__Exercise description__. Return all of the data exactly as written, without the pictures.

__Supplied data__.
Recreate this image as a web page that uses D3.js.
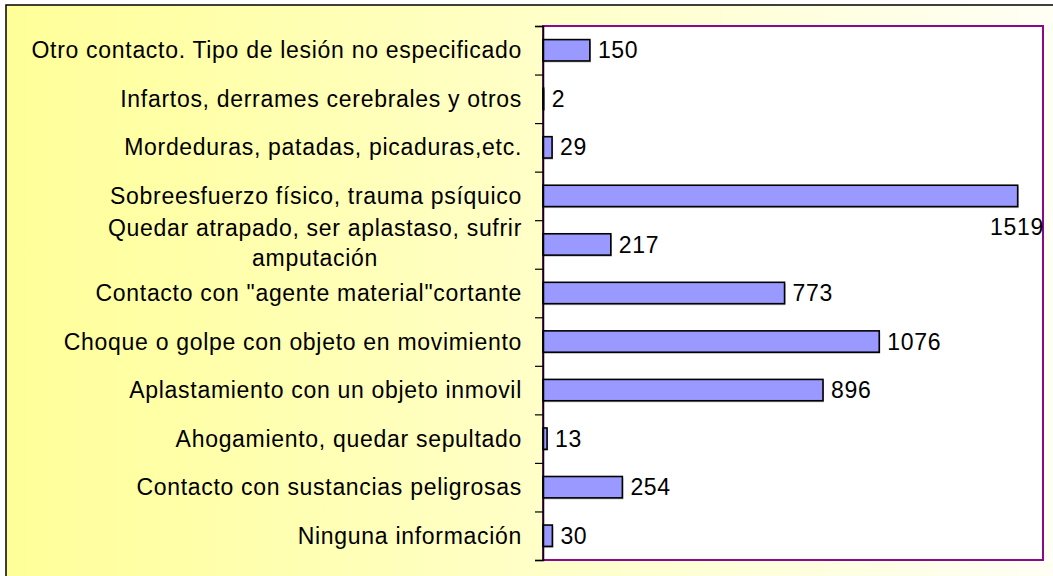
<!DOCTYPE html>
<head>
  <meta charset="utf-8">
  <title>Tipo de contacto</title>
  <style>
    body { margin: 0; }
    text { font-family: "Liberation Sans", Arial, sans-serif; letter-spacing: 0.7px; }
  </style>
</head>
<body>
  <script src="https://cdn.jsdelivr.net/npm/d3@7"></script>
  <script>
    // data, top to bottom
    var categories = [
      "Otro contacto. Tipo de lesión no especificado",
      "Infartos, derrames cerebrales y otros",
      "Mordeduras, patadas, picaduras,etc.",
      "Sobreesfuerzo físico, trauma psíquico",
      "Quedar atrapado, ser aplastaso, sufrir|amputación",
      "Contacto con \"agente material\"cortante",
      "Choque o golpe con objeto en movimiento",
      "Aplastamiento con un objeto inmovil",
      "Ahogamiento, quedar sepultado",
      "Contacto con sustancias peligrosas",
      "Ninguna información"
    ];
    var values = [150, 2, 29, 1519, 217, 773, 1076, 896, 13, 254, 30];
    var xMax = 1600;

    var w = 1053, h = 576;
    var plot = {left: 543, right: 1043, top: 26, bottom: 560};
    var fontSize = "23px";

    var svg = d3.select("body").append("svg")
        .attr("width", w)
        .attr("height", h);

    var grad = svg.append("defs").append("linearGradient")
        .attr("id", "bg")
        .attr("x1", "0").attr("x2", "1").attr("y1", "0").attr("y2", "0");
    grad.append("stop").attr("offset", "0%").attr("stop-color", "#ffff99");
    grad.append("stop").attr("offset", "100%").attr("stop-color", "#fffff6");

    // chart area background + border
    svg.append("rect")
        .attr("x", 6).attr("y", 5)
        .attr("width", w + 10).attr("height", h + 10)
        .attr("fill", "url(#bg)")
        .attr("stroke", "#000")
        .attr("stroke-width", 1.5);

    var x = d3.scaleLinear()
        .domain([0, xMax])
        .range([plot.left, plot.right]);

    var y = d3.scaleBand()
        .domain(categories)
        .range([plot.top, plot.bottom])
        .paddingInner(0.56)
        .paddingOuter(0.28);

    // plot area
    svg.append("rect")
        .attr("x", plot.left)
        .attr("y", plot.top)
        .attr("width", plot.right - plot.left)
        .attr("height", plot.bottom - plot.top)
        .attr("fill", "#fff")
        .attr("stroke", "#8b0a8b")
        .attr("stroke-width", 2);

    // bars (with faint shadow)
    svg.selectAll("rect.shadow")
        .data(values)
        .enter()
        .append("rect")
        .attr("class", "shadow")
        .attr("x", x(0) + 1)
        .attr("y", function(d, i) { return y(categories[i]) + 1.5; })
        .attr("width", function(d) { return x(d) - x(0); })
        .attr("height", y.bandwidth())
        .attr("fill", "#bbb");

    svg.selectAll("rect.bar")
        .data(values)
        .enter()
        .append("rect")
        .attr("class", "bar")
        .attr("x", x(0))
        .attr("y", function(d, i) { return y(categories[i]); })
        .attr("width", function(d) { return x(d) - x(0); })
        .attr("height", y.bandwidth())
        .attr("fill", "#9999ff")
        .attr("stroke", "#000")
        .attr("stroke-width", 1.6);

    // y axis: ticks at band boundaries
    var step = (plot.bottom - plot.top) / categories.length;
    var yEdge = d3.scaleLinear().domain([0, categories.length]).range([plot.top, plot.bottom]);
    var yAxis = d3.axisLeft(yEdge)
        .tickValues(d3.range(categories.length + 1))
        .tickSize(8)
        .tickFormat("");
    svg.append("g")
        .attr("transform", "translate(" + plot.left + ",0)")
        .call(yAxis)
        .call(function(g) {
          g.select(".domain").attr("stroke", "#000").attr("stroke-width", 1.5);
          g.selectAll(".tick line").attr("stroke", "#000").attr("stroke-width", 1.2);
        });

    // category labels
    var labels = svg.append("g").selectAll("text")
        .data(categories)
        .enter()
        .append("text")
        .attr("text-anchor", "end")
        .style("font-size", fontSize)
        .attr("fill", "#000");
    labels.each(function(d) {
      var lines = d.split("|");
      var cy = y(d) + y.bandwidth() / 2;
      var t = d3.select(this);
      if (lines.length == 1) {
        t.attr("x", 522).attr("y", cy).attr("dy", "0.35em").text(d);
      } else {
        t.attr("text-anchor", "middle");
        lines.forEach(function(l, j) {
          t.append("tspan").attr("y", cy - 1.5).attr("dy", (j - (lines.length - 1) / 2) * 1.3 + 0.35 + "em").text(l);
        });
        var first = t.select("tspan").node().getComputedTextLength();
        t.selectAll("tspan").attr("x", 522 - first / 2);
      }
    });

    // value labels
    svg.append("g").selectAll("text")
        .data(values)
        .enter()
        .append("text")
        .style("font-size", fontSize)
        .attr("fill", "#000")
        .each(function(d, i) {
          var t = d3.select(this).text(d);
          var cy = y(categories[i]) + y.bandwidth() / 2;
          var len = this.getComputedTextLength();
          if (x(d) + 8 + len > plot.right) {
            t.attr("x", plot.right + 1).attr("text-anchor", "end")
              .attr("y", cy + step * 0.64).attr("dy", "0.35em");
          } else {
            t.attr("x", x(d) + 8).attr("y", cy).attr("dy", "0.35em");
          }
        });
  </script>
</body>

__Answer to this problem__.
Recreate this image as a web page that uses D3.js.
<!DOCTYPE html>
<head>
  <meta charset="utf-8">
  <title>Tipo de contacto</title>
  <style>
    body { margin: 0; }
    text { font-family: "Liberation Sans", Arial, sans-serif; letter-spacing: 0.7px; }
  </style>
</head>
<body>
  <script src="https://cdn.jsdelivr.net/npm/d3@7"></script>
  <script>
    // data, top to bottom
    var categories = [
      "Otro contacto. Tipo de lesión no especificado",
      "Infartos, derrames cerebrales y otros",
      "Mordeduras, patadas, picaduras,etc.",
      "Sobreesfuerzo físico, trauma psíquico",
      "Quedar atrapado, ser aplastaso, sufrir|amputación",
      "Contacto con \"agente material\"cortante",
      "Choque o golpe con objeto en movimiento",
      "Aplastamiento con un objeto inmovil",
      "Ahogamiento, quedar sepultado",
      "Contacto con sustancias peligrosas",
      "Ninguna información"
    ];
    var values = [150, 2, 29, 1519, 217, 773, 1076, 896, 13, 254, 30];
    var xMax = 1600;

    var w = 1053, h = 576;
    var plot = {left: 543, right: 1043, top: 26, bottom: 560};
    var fontSize = "23px";

    var svg = d3.select("body").append("svg")
        .attr("width", w)
        .attr("height", h);

    var grad = svg.append("defs").append("linearGradient")
        .attr("id", "bg")
        .attr("x1", "0").attr("x2", "1").attr("y1", "0").attr("y2", "0");
    grad.append("stop").attr("offset", "0%").attr("stop-color", "#ffff99");
    grad.append("stop").attr("offset", "100%").attr("stop-color", "#fffff6");

    // chart area background + border
    svg.append("rect")
        .attr("x", 6).attr("y", 5)
        .attr("width", w + 10).attr("height", h + 10)
        .attr("fill", "url(#bg)")
        .attr("stroke", "#000")
        .attr("stroke-width", 1.5);

    var x = d3.scaleLinear()
        .domain([0, xMax])
        .range([plot.left, plot.right]);

    var y = d3.scaleBand()
        .domain(categories)
        .range([plot.top, plot.bottom])
        .paddingInner(0.56)
        .paddingOuter(0.28);

    // plot area
    svg.append("rect")
        .attr("x", plot.left)
        .attr("y", plot.top)
        .attr("width", plot.right - plot.left)
        .attr("height", plot.bottom - plot.top)
        .attr("fill", "#fff")
        .attr("stroke", "#8b0a8b")
        .attr("stroke-width", 2);

    // bars (with faint shadow)
    svg.selectAll("rect.shadow")
        .data(values)
        .enter()
        .append("rect")
        .attr("class", "shadow")
        .attr("x", x(0) + 1)
        .attr("y", function(d, i) { return y(categories[i]) + 1.5; })
        .attr("width", function(d) { return x(d) - x(0); })
        .attr("height", y.bandwidth())
        .attr("fill", "#bbb");

    svg.selectAll("rect.bar")
        .data(values)
        .enter()
        .append("rect")
        .attr("class", "bar")
        .attr("x", x(0))
        .attr("y", function(d, i) { return y(categories[i]); })
        .attr("width", function(d) { return x(d) - x(0); })
        .attr("height", y.bandwidth())
        .attr("fill", "#9999ff")
        .attr("stroke", "#000")
        .attr("stroke-width", 1.6);

    // y axis: ticks at band boundaries
    var step = (plot.bottom - plot.top) / categories.length;
    var yEdge = d3.scaleLinear().domain([0, categories.length]).range([plot.top, plot.bottom]);
    var yAxis = d3.axisLeft(yEdge)
        .tickValues(d3.range(categories.length + 1))
        .tickSize(8)
        .tickFormat("");
    svg.append("g")
        .attr("transform", "translate(" + plot.left + ",0)")
        .call(yAxis)
        .call(function(g) {
          g.select(".domain").attr("stroke", "#000").attr("stroke-width", 1.5);
          g.selectAll(".tick line").attr("stroke", "#000").attr("stroke-width", 1.2);
        });

    // category labels
    var labels = svg.append("g").selectAll("text")
        .data(categories)
        .enter()
        .append("text")
        .attr("text-anchor", "end")
        .style("font-size", fontSize)
        .attr("fill", "#000");
    labels.each(function(d) {
      var lines = d.split("|");
      var cy = y(d) + y.bandwidth() / 2;
      var t = d3.select(this);
      if (lines.length == 1) {
        t.attr("x", 522).attr("y", cy).attr("dy", "0.35em").text(d);
      } else {
        t.attr("text-anchor", "middle");
        lines.forEach(function(l, j) {
          t.append("tspan").attr("y", cy - 1.5).attr("dy", (j - (lines.length - 1) / 2) * 1.3 + 0.35 + "em").text(l);
        });
        var first = t.select("tspan").node().getComputedTextLength();
        t.selectAll("tspan").attr("x", 522 - first / 2);
      }
    });

    // value labels
    svg.append("g").selectAll("text")
        .data(values)
        .enter()
        .append("text")
        .style("font-size", fontSize)
        .attr("fill", "#000")
        .each(function(d, i) {
          var t = d3.select(this).text(d);
          var cy = y(categories[i]) + y.bandwidth() / 2;
          var len = this.getComputedTextLength();
          if (x(d) + 8 + len > plot.right) {
            t.attr("x", plot.right + 1).attr("text-anchor", "end")
              .attr("y", cy + step * 0.64).attr("dy", "0.35em");
          } else {
            t.attr("x", x(d) + 8).attr("y", cy).attr("dy", "0.35em");
          }
        });
  </script>
</body>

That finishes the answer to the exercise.